## Problem to solve
Could you write out every record below exactly, leaving out any pictures?
————
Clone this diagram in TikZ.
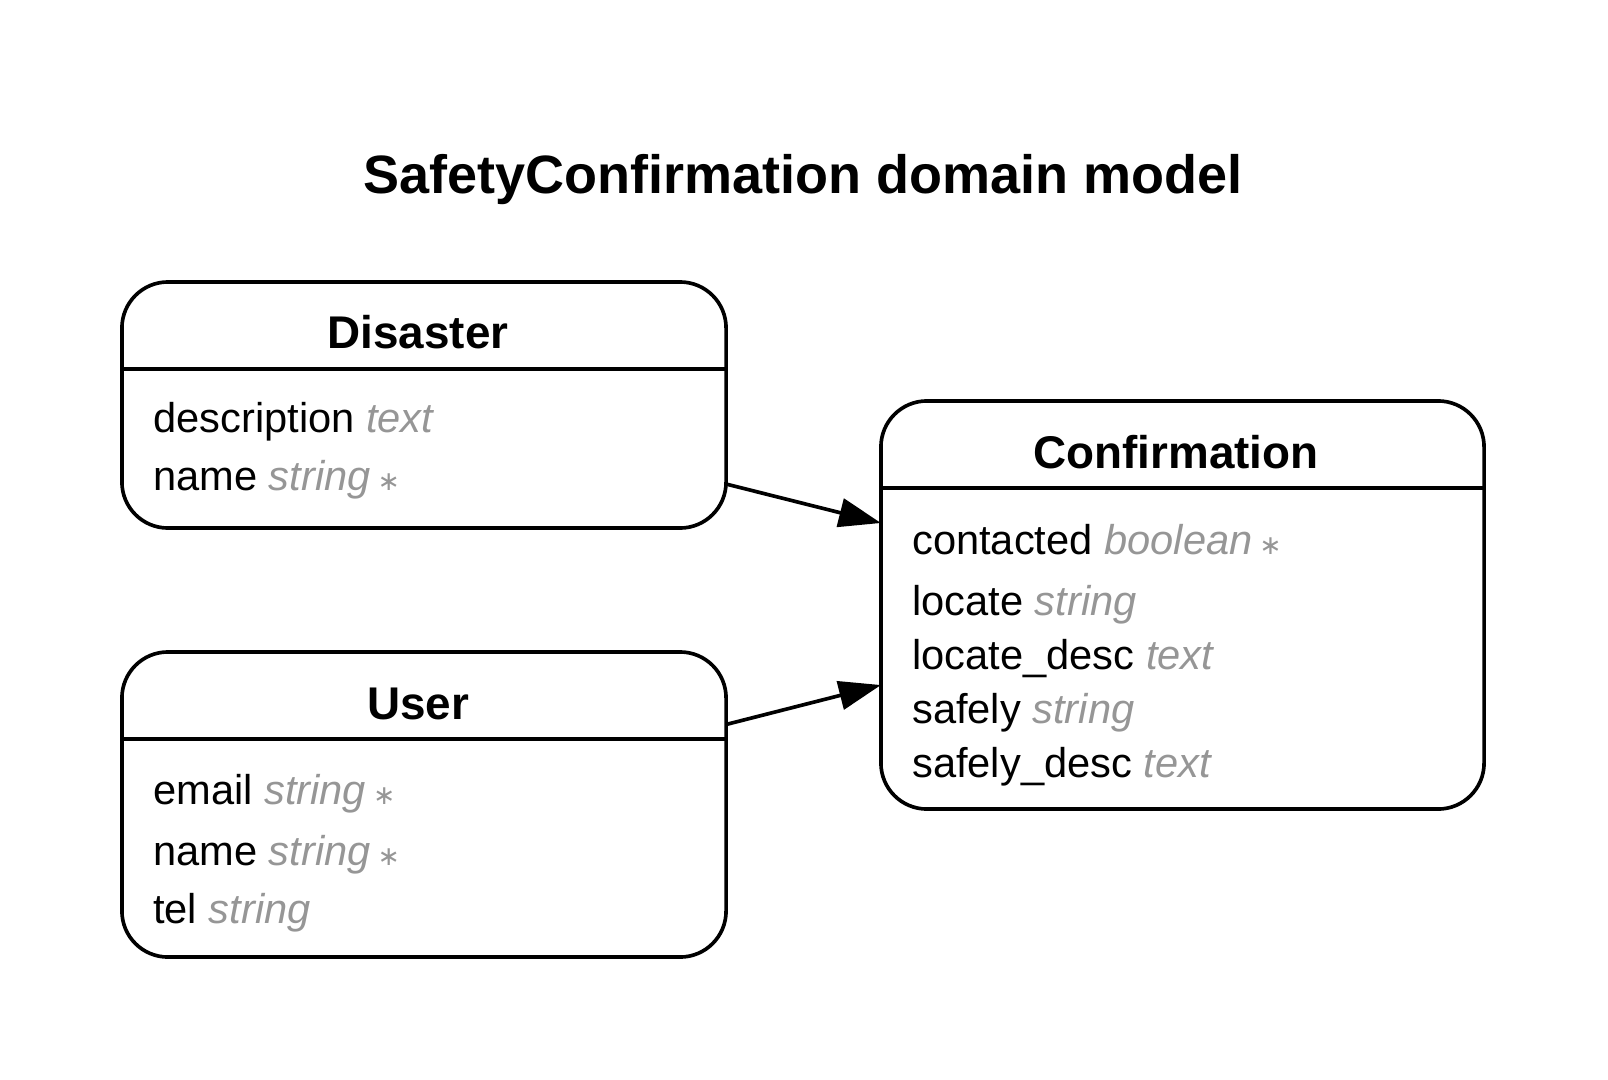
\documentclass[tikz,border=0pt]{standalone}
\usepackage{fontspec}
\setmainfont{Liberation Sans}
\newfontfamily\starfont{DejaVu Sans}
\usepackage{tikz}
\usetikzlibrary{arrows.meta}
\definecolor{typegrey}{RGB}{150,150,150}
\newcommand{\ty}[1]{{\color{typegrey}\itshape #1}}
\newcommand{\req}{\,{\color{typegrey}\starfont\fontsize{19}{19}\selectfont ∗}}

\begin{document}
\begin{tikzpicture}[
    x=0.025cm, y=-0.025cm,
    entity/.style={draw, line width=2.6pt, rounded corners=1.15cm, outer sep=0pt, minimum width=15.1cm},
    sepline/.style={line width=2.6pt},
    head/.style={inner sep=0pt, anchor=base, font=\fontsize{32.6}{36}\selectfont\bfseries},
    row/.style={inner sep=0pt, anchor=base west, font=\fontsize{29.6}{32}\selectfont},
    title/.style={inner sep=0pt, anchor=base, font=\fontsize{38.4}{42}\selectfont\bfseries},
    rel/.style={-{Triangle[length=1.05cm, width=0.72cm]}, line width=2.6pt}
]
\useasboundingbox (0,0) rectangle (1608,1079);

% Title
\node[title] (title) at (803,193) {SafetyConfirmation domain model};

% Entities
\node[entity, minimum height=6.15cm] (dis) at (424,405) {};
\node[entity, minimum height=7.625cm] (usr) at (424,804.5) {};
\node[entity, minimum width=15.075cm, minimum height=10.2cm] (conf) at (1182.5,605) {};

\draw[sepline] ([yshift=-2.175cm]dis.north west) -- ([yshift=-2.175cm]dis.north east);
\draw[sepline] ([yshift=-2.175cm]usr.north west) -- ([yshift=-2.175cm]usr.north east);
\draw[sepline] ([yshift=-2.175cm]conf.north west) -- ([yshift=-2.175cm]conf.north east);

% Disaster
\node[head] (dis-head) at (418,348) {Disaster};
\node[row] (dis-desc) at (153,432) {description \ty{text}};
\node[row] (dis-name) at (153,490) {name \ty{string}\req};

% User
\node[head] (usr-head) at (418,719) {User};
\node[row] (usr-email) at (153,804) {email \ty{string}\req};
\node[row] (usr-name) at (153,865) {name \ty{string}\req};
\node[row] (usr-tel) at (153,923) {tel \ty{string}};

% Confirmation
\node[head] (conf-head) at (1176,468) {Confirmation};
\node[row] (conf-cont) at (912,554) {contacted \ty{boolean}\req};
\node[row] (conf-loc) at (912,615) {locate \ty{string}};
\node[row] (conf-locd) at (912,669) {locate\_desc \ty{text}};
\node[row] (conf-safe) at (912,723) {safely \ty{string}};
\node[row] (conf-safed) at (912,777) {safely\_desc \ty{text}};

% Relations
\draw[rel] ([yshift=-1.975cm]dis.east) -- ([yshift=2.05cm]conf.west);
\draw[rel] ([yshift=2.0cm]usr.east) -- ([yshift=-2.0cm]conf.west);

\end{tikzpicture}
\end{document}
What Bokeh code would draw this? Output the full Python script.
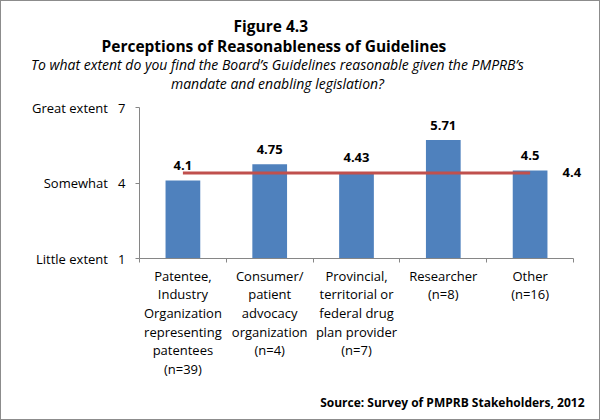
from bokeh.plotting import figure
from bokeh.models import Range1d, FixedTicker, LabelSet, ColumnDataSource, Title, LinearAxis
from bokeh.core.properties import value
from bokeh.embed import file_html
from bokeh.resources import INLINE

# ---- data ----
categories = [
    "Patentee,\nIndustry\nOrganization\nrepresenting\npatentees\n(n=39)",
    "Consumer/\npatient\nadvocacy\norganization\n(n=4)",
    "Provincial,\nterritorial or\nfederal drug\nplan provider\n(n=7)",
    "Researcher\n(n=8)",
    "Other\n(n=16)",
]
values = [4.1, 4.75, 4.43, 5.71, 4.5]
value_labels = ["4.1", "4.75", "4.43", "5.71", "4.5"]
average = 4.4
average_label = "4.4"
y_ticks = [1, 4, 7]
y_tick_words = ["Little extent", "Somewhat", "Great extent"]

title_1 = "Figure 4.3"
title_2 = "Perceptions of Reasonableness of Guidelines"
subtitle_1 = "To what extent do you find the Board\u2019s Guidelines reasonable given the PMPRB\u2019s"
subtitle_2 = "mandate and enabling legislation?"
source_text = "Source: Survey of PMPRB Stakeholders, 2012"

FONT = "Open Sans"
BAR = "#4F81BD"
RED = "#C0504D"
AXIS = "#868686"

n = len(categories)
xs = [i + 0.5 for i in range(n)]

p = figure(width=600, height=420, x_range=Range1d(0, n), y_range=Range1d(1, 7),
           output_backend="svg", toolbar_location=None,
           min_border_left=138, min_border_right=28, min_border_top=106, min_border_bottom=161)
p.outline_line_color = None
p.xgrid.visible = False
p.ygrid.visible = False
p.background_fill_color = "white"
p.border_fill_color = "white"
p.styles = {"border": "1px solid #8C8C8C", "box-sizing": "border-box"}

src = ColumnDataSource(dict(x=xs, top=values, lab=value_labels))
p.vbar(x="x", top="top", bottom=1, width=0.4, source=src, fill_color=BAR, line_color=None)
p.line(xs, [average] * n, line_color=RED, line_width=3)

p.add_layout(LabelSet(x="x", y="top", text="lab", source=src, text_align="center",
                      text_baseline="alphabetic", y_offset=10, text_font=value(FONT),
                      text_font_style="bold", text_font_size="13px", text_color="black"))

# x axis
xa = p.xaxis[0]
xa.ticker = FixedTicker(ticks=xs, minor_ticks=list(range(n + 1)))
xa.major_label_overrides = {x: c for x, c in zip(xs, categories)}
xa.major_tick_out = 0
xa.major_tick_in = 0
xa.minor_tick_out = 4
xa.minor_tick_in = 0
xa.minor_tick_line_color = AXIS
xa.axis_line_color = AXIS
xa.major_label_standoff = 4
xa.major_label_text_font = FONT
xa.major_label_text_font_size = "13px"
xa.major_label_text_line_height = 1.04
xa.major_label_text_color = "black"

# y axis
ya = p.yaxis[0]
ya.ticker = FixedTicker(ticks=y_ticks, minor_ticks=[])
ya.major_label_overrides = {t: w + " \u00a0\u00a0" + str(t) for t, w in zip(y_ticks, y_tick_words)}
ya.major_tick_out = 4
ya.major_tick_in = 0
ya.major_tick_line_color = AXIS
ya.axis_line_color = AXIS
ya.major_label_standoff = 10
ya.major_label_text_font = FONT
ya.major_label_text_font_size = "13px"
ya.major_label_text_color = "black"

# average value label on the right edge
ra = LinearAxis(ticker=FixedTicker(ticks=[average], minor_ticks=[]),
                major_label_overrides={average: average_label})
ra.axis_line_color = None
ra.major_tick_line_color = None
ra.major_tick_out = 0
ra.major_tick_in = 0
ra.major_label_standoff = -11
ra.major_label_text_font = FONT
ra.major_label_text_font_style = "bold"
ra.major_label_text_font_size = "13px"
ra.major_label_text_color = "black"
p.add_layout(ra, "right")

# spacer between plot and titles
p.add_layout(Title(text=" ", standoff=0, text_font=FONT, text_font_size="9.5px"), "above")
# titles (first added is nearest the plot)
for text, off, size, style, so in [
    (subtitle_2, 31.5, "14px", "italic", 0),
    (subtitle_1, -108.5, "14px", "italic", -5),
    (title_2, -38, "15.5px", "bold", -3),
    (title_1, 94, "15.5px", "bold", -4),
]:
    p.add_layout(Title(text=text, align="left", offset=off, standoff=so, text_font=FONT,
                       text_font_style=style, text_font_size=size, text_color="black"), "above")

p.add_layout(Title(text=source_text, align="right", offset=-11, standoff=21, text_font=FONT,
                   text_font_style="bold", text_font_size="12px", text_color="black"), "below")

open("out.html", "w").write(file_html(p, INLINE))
————
## Correct output
Clone this diagram in TikZ.
\documentclass[tikz,border=0pt]{standalone}
\usepackage{fontspec}
\setmainfont{Liberation Sans}
\newfontfamily\starfont{DejaVu Sans}
\usepackage{tikz}
\usetikzlibrary{arrows.meta}
\definecolor{typegrey}{RGB}{150,150,150}
\newcommand{\ty}[1]{{\color{typegrey}\itshape #1}}
\newcommand{\req}{\,{\color{typegrey}\starfont\fontsize{19}{19}\selectfont ∗}}

\begin{document}
\begin{tikzpicture}[
    x=0.025cm, y=-0.025cm,
    entity/.style={draw, line width=2.6pt, rounded corners=1.15cm, outer sep=0pt, minimum width=15.1cm},
    sepline/.style={line width=2.6pt},
    head/.style={inner sep=0pt, anchor=base, font=\fontsize{32.6}{36}\selectfont\bfseries},
    row/.style={inner sep=0pt, anchor=base west, font=\fontsize{29.6}{32}\selectfont},
    title/.style={inner sep=0pt, anchor=base, font=\fontsize{38.4}{42}\selectfont\bfseries},
    rel/.style={-{Triangle[length=1.05cm, width=0.72cm]}, line width=2.6pt}
]
\useasboundingbox (0,0) rectangle (1608,1079);

% Title
\node[title] (title) at (803,193) {SafetyConfirmation domain model};

% Entities
\node[entity, minimum height=6.15cm] (dis) at (424,405) {};
\node[entity, minimum height=7.625cm] (usr) at (424,804.5) {};
\node[entity, minimum width=15.075cm, minimum height=10.2cm] (conf) at (1182.5,605) {};

\draw[sepline] ([yshift=-2.175cm]dis.north west) -- ([yshift=-2.175cm]dis.north east);
\draw[sepline] ([yshift=-2.175cm]usr.north west) -- ([yshift=-2.175cm]usr.north east);
\draw[sepline] ([yshift=-2.175cm]conf.north west) -- ([yshift=-2.175cm]conf.north east);

% Disaster
\node[head] (dis-head) at (418,348) {Disaster};
\node[row] (dis-desc) at (153,432) {description \ty{text}};
\node[row] (dis-name) at (153,490) {name \ty{string}\req};

% User
\node[head] (usr-head) at (418,719) {User};
\node[row] (usr-email) at (153,804) {email \ty{string}\req};
\node[row] (usr-name) at (153,865) {name \ty{string}\req};
\node[row] (usr-tel) at (153,923) {tel \ty{string}};

% Confirmation
\node[head] (conf-head) at (1176,468) {Confirmation};
\node[row] (conf-cont) at (912,554) {contacted \ty{boolean}\req};
\node[row] (conf-loc) at (912,615) {locate \ty{string}};
\node[row] (conf-locd) at (912,669) {locate\_desc \ty{text}};
\node[row] (conf-safe) at (912,723) {safely \ty{string}};
\node[row] (conf-safed) at (912,777) {safely\_desc \ty{text}};

% Relations
\draw[rel] ([yshift=-1.975cm]dis.east) -- ([yshift=2.05cm]conf.west);
\draw[rel] ([yshift=2.0cm]usr.east) -- ([yshift=-2.0cm]conf.west);

\end{tikzpicture}
\end{document}
What Bokeh code would draw this? Output the full Python script.
from bokeh.plotting import figure
from bokeh.models import Range1d, FixedTicker, LabelSet, ColumnDataSource, Title, LinearAxis
from bokeh.core.properties import value
from bokeh.embed import file_html
from bokeh.resources import INLINE

# ---- data ----
categories = [
    "Patentee,\nIndustry\nOrganization\nrepresenting\npatentees\n(n=39)",
    "Consumer/\npatient\nadvocacy\norganization\n(n=4)",
    "Provincial,\nterritorial or\nfederal drug\nplan provider\n(n=7)",
    "Researcher\n(n=8)",
    "Other\n(n=16)",
]
values = [4.1, 4.75, 4.43, 5.71, 4.5]
value_labels = ["4.1", "4.75", "4.43", "5.71", "4.5"]
average = 4.4
average_label = "4.4"
y_ticks = [1, 4, 7]
y_tick_words = ["Little extent", "Somewhat", "Great extent"]

title_1 = "Figure 4.3"
title_2 = "Perceptions of Reasonableness of Guidelines"
subtitle_1 = "To what extent do you find the Board\u2019s Guidelines reasonable given the PMPRB\u2019s"
subtitle_2 = "mandate and enabling legislation?"
source_text = "Source: Survey of PMPRB Stakeholders, 2012"

FONT = "Open Sans"
BAR = "#4F81BD"
RED = "#C0504D"
AXIS = "#868686"

n = len(categories)
xs = [i + 0.5 for i in range(n)]

p = figure(width=600, height=420, x_range=Range1d(0, n), y_range=Range1d(1, 7),
           output_backend="svg", toolbar_location=None,
           min_border_left=138, min_border_right=28, min_border_top=106, min_border_bottom=161)
p.outline_line_color = None
p.xgrid.visible = False
p.ygrid.visible = False
p.background_fill_color = "white"
p.border_fill_color = "white"
p.styles = {"border": "1px solid #8C8C8C", "box-sizing": "border-box"}

src = ColumnDataSource(dict(x=xs, top=values, lab=value_labels))
p.vbar(x="x", top="top", bottom=1, width=0.4, source=src, fill_color=BAR, line_color=None)
p.line(xs, [average] * n, line_color=RED, line_width=3)

p.add_layout(LabelSet(x="x", y="top", text="lab", source=src, text_align="center",
                      text_baseline="alphabetic", y_offset=10, text_font=value(FONT),
                      text_font_style="bold", text_font_size="13px", text_color="black"))

# x axis
xa = p.xaxis[0]
xa.ticker = FixedTicker(ticks=xs, minor_ticks=list(range(n + 1)))
xa.major_label_overrides = {x: c for x, c in zip(xs, categories)}
xa.major_tick_out = 0
xa.major_tick_in = 0
xa.minor_tick_out = 4
xa.minor_tick_in = 0
xa.minor_tick_line_color = AXIS
xa.axis_line_color = AXIS
xa.major_label_standoff = 4
xa.major_label_text_font = FONT
xa.major_label_text_font_size = "13px"
xa.major_label_text_line_height = 1.04
xa.major_label_text_color = "black"

# y axis
ya = p.yaxis[0]
ya.ticker = FixedTicker(ticks=y_ticks, minor_ticks=[])
ya.major_label_overrides = {t: w + " \u00a0\u00a0" + str(t) for t, w in zip(y_ticks, y_tick_words)}
ya.major_tick_out = 4
ya.major_tick_in = 0
ya.major_tick_line_color = AXIS
ya.axis_line_color = AXIS
ya.major_label_standoff = 10
ya.major_label_text_font = FONT
ya.major_label_text_font_size = "13px"
ya.major_label_text_color = "black"

# average value label on the right edge
ra = LinearAxis(ticker=FixedTicker(ticks=[average], minor_ticks=[]),
                major_label_overrides={average: average_label})
ra.axis_line_color = None
ra.major_tick_line_color = None
ra.major_tick_out = 0
ra.major_tick_in = 0
ra.major_label_standoff = -11
ra.major_label_text_font = FONT
ra.major_label_text_font_style = "bold"
ra.major_label_text_font_size = "13px"
ra.major_label_text_color = "black"
p.add_layout(ra, "right")

# spacer between plot and titles
p.add_layout(Title(text=" ", standoff=0, text_font=FONT, text_font_size="9.5px"), "above")
# titles (first added is nearest the plot)
for text, off, size, style, so in [
    (subtitle_2, 31.5, "14px", "italic", 0),
    (subtitle_1, -108.5, "14px", "italic", -5),
    (title_2, -38, "15.5px", "bold", -3),
    (title_1, 94, "15.5px", "bold", -4),
]:
    p.add_layout(Title(text=text, align="left", offset=off, standoff=so, text_font=FONT,
                       text_font_style=style, text_font_size=size, text_color="black"), "above")

p.add_layout(Title(text=source_text, align="right", offset=-11, standoff=21, text_font=FONT,
                   text_font_style="bold", text_font_size="12px", text_color="black"), "below")

open("out.html", "w").write(file_html(p, INLINE))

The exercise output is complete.